Within the Medical Self Insurance Fund, currently for “city side” and not Board of Education employees, Stewart has estimated that the medical benefits paid on behalf of city employees will be $6,126,179 during the upcoming budget year. That budget estimate, however, is $3,892,252 less than the average amount of medical benefits paid during the three last closed city budgets.

The amount of “city side” employee health benefits paid averaged $10,018,431 per year between the 2015 and 2017 budget years. That means that Stewart’s proposal to allocate $6,238,794 to cover those costs falls $3,779,637 less than that past experience of the actual cost. In fact, Stewart’s proposed allocation is $5,431,966 less than the highest annual amount of benefits paid among those three years.

Another area contributing to possible future deficits is a line in the revenue side of Stewart’s budget proposal for income from a “Ban/Bond Premium.”
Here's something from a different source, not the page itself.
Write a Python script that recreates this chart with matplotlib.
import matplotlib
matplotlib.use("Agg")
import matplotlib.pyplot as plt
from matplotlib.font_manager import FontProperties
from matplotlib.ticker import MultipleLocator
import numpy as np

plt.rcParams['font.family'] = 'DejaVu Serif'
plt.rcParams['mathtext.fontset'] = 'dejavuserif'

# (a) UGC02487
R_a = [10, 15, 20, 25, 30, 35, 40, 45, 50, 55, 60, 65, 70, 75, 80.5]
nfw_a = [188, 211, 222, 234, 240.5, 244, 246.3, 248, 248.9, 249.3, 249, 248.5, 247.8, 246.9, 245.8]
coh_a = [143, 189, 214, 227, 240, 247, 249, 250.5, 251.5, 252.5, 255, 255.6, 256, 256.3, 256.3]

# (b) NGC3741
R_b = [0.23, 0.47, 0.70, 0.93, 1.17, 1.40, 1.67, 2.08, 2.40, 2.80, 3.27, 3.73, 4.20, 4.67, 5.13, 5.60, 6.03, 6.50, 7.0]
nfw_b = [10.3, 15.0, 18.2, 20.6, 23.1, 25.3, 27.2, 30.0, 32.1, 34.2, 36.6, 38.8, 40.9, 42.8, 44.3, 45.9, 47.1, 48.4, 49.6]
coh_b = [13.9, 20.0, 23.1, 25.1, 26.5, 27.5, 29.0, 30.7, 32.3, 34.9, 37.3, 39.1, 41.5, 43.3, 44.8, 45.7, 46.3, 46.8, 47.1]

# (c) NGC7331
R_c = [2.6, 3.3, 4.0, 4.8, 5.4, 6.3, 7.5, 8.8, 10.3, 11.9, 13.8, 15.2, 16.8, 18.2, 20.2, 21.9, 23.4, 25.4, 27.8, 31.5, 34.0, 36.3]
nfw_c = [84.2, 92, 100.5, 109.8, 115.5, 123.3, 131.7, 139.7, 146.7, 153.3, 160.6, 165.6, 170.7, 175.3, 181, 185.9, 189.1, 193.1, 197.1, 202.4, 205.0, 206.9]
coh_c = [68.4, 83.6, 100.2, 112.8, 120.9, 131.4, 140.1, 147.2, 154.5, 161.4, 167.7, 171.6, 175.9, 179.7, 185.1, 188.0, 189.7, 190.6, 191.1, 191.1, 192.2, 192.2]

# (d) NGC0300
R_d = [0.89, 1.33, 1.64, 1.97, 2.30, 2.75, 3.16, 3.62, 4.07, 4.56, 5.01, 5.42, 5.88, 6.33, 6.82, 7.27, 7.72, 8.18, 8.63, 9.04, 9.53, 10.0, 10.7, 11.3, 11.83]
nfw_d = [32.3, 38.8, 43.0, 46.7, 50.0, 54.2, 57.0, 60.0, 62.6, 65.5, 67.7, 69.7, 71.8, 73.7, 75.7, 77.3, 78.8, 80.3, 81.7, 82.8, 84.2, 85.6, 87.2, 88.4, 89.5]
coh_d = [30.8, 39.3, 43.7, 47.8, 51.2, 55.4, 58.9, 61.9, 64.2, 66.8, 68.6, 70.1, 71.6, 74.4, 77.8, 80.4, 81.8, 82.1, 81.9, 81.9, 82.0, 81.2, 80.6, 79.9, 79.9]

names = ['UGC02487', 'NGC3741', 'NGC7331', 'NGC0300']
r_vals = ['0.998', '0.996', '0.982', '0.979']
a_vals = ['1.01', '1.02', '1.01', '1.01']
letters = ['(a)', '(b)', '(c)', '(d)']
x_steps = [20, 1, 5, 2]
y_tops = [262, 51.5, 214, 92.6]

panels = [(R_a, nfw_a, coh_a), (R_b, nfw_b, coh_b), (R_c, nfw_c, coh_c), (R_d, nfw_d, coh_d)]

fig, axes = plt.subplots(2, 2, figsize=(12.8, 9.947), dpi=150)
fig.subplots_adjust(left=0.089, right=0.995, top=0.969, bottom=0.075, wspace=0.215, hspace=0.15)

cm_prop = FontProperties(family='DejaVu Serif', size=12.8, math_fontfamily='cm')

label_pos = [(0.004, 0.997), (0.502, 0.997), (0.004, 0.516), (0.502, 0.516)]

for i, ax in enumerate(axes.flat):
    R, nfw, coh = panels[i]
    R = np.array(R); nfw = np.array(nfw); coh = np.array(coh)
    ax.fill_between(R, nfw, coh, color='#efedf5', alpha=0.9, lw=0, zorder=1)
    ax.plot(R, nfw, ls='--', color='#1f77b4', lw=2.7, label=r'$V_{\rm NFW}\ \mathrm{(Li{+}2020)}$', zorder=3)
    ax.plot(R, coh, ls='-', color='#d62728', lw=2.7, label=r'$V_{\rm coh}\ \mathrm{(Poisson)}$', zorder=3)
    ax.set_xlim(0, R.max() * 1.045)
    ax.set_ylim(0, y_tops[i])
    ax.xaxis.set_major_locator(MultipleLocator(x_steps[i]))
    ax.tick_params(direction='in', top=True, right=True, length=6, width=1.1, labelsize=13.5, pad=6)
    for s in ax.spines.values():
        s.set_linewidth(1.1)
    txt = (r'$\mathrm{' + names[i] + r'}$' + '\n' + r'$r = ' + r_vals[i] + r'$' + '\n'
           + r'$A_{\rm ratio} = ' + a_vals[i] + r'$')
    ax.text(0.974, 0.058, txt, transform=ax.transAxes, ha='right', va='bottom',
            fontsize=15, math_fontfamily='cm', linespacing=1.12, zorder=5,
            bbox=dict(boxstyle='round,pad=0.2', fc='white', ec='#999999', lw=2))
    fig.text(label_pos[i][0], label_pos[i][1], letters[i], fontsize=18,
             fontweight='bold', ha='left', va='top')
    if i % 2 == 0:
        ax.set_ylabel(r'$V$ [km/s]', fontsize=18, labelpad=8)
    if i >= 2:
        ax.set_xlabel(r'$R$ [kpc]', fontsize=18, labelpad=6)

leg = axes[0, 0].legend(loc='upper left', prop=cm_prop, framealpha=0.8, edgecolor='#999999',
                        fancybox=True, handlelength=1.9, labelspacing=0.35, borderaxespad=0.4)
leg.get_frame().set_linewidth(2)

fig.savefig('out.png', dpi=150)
Stewart proposes that the city would receive $3,165,000 in this revenue line, which would be $858,789 over the $2,306,211 in the current year’s budget. But, while current year’s budget has $2,306,211 in this revenue line, and the 2017 budget year even shows $6,952,137 in “Ban/Bond Premium” revenue, that was not true in the years before that.  There was only $501,361 in  “Ban/Bond Premium” revenue in the 2016 budget year and $0 in the two years prior to that.
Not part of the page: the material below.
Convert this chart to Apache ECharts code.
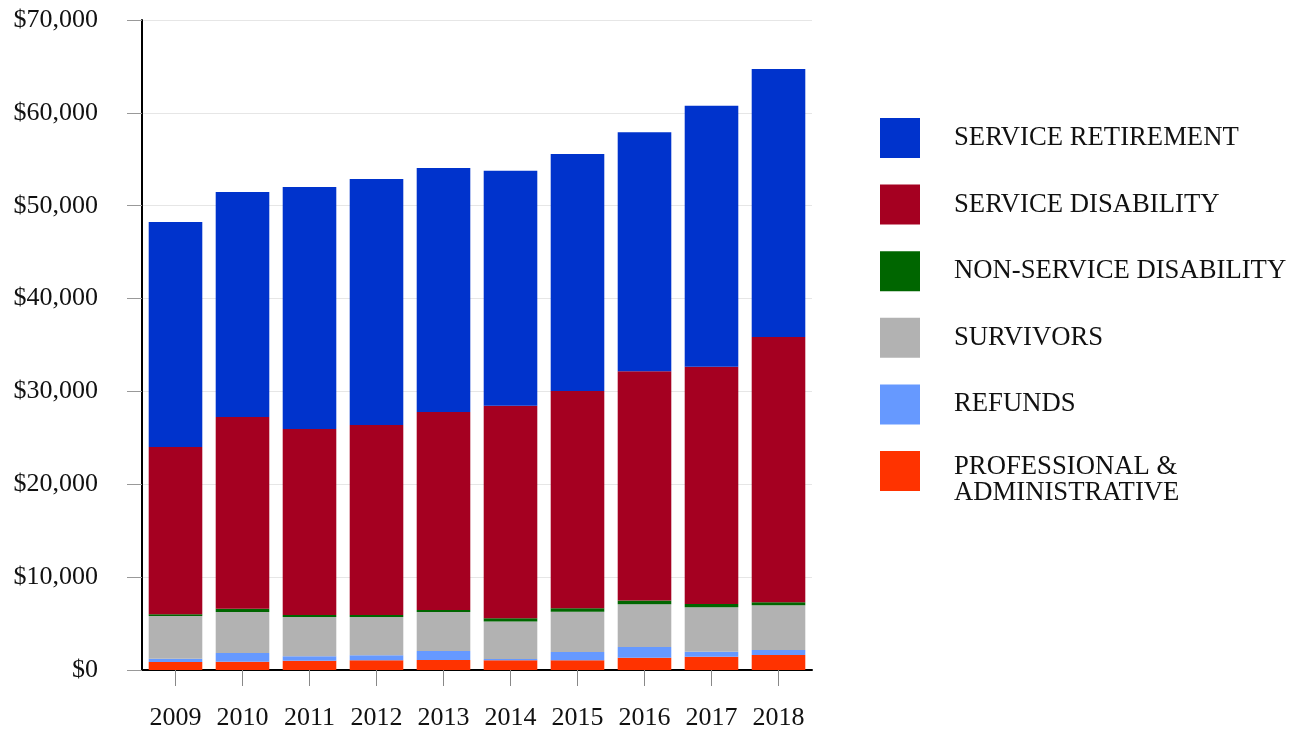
<!DOCTYPE html>
<html>
<head>
<meta charset="utf-8">
<script src="https://cdn.jsdelivr.net/npm/echarts@6/dist/echarts.min.js"></script>
<style>
html,body{margin:0;padding:0;background:#fff;}
#chart{width:1299px;height:732px;}
</style>
</head>
<body>
<div id="chart"></div>
<script>
const years = ['2009','2010','2011','2012','2013','2014','2015','2016','2017','2018'];
const profAdmin = [860, 895, 1000, 1045, 1075, 1045, 1045, 1325, 1430, 1615];
const refunds = [355, 935, 475, 540, 970, 140, 895, 1150, 540, 540];
const survivors = [4600, 4415, 4230, 4125, 4200, 4050, 4340, 4600, 4780, 4815];
const nonServiceDisability = [183, 355, 215, 215, 215, 325, 365, 400, 365, 325];
const serviceDisability = [18020, 20640, 20030, 20460, 21320, 22905, 23400, 24690, 25555, 28570];
const serviceRetirement = [24230, 24230, 26060, 26490, 26275, 25305, 25520, 25740, 28105, 28860];

const FONT = '"Liberation Serif", "Times New Roman", serif';
const LFS = 26.7;

const seriesDefs = [
  {name: 'PROFESSIONAL &\nADMINISTRATIVE', data: profAdmin, color: '#FF3300'},
  {name: 'REFUNDS', data: refunds, color: '#6699FF'},
  {name: 'SURVIVORS', data: survivors, color: '#B2B2B2'},
  {name: 'NON-SERVICE DISABILITY', data: nonServiceDisability, color: '#006600'},
  {name: 'SERVICE DISABILITY', data: serviceDisability, color: '#A50021'},
  {name: 'SERVICE RETIREMENT', data: serviceRetirement, color: '#0033CC'}
];

const chart = echarts.init(document.getElementById('chart'), null, {renderer: 'canvas'});
const reversed = seriesDefs.slice().reverse();
const legendBase = {
  orient: 'vertical',
  left: 880,
  padding: 0,
  itemWidth: 40,
  itemHeight: 40,
  itemGap: 26.6,
  icon: 'rect',
  selectedMode: false,
  textStyle: {fontFamily: FONT, fontSize: LFS, color: '#111', padding: [0, 0, 0, 29]}
};

chart.setOption({
  animation: false,
  backgroundColor: '#ffffff',
  grid: {left: 142, right: 487, top: 20, bottom: 62, containLabel: false},
  legend: [
    Object.assign({}, legendBase, {
      top: 118,
      data: reversed.slice(0, 5).map(s => s.name)
    }),
    Object.assign({}, legendBase, {
      top: 440,
      data: [reversed[5].name],
      formatter: name => '{s| }\n' + name.split('\n').map(l => '{t|' + l + '}').join('\n'),
      textStyle: {
        fontFamily: FONT, fontSize: LFS, color: '#111', padding: [0, 0, 0, 29],
        rich: {
          s: {fontSize: 10, lineHeight: 18, fontFamily: FONT},
          t: {fontSize: LFS, lineHeight: 26, fontFamily: FONT, color: '#111'}
        }
      }
    })
  ],
  xAxis: {
    type: 'category',
    data: years,
    axisLine: {show: true, lineStyle: {color: '#000', width: 2}},
    axisTick: {show: true, alignWithLabel: true, interval: 0, length: 16, lineStyle: {color: '#888', width: 1}},
    axisLabel: {fontFamily: FONT, fontSize: 26, color: '#111', margin: 35, interval: 0}
  },
  yAxis: {
    type: 'value',
    min: 0,
    max: 70000,
    interval: 10000,
    axisLine: {show: true, lineStyle: {color: '#000', width: 2}},
    axisTick: {show: true, length: 15, lineStyle: {color: '#999', width: 1}},
    splitLine: {show: true, lineStyle: {color: '#e6e6e6', width: 1}},
    axisLabel: {
      fontFamily: FONT, fontSize: 26, color: '#111', margin: 44,
      formatter: v => '$' + v.toLocaleString('en-US')
    }
  },
  series: seriesDefs.map(s => ({
    name: s.name,
    type: 'bar',
    stack: 'total',
    data: s.data,
    barCategoryGap: '20%',
    itemStyle: {color: s.color},
    emphasis: {disabled: true}
  }))
});
</script>
</body>
</html>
If future city budgets did not have the “Ban/Bond Premium” revenue that is in Stewart’s proposed budget, then the $3,165,000 in her budget may turn into a deficit in the city’s future.

While Stewart, in her April 11, 2018 press release, said that her budget proposal, “retains an $18 million fund balance,” her press release did not say that her budget apparently proposes to remove $4,000,000 from the city’s Fund Balance.

The “Fund Balance” is sometimes thought about as if it were a saving account, but it is actually the difference between the assets and liabilities. It is a typical way of measuring how much of a cushion a government has in its finances.

Stewart’s proposal appears to withdraw nearly one fifth of that the savings “cushion” in order to cover the operating expenses of the upcoming year’s budget.

Since the “savings” would be gone, once spent, using it in the upcoming year’s budget would add to the non-recurring amount temporarily covered in Stewart’s proposed budget.

Even if considering Stewart’s allocation to cover the costs in the city’s Medical Self-Insurance Fund as $3,779,637, rather than $5,431,966 short of past experienced costs, adding this $3,779,637 to Stewart’s plan to count on revenue from the apparent non-recurring $3,165,000 in “Ban/Bond Premium” and apparently drawing $4,000,000 from the city’s Fund Balance would add up to $10,944,637, approximately $11 million, that might translate into a deficit in future year’s city budgets.

That approximately $11 million in possible long-term deficit apparently in Stewart’s budget plan for the upcoming year comes against a history, as the New Britain Progressive reported in 2017, of Stewart’s proposal for what became the current year budget covering a possible $15 million in long-term deficit with non-recurring budget moves, and against the backdrop of Stewart’s new budget proposal increasing current year taxes $4,326,208 over the current budget year.

Editor’s note (5/2/2018): The New Britain Progressive temporarily withdrew this article, when it was decided, after it was briefly published, to revise the article’s budget analysis. While the $12 million possible long-term deficit cited in the briefly published edit is based on sound estimates, the New Britain Progressive’s revised edit is based on a more conservative analysis.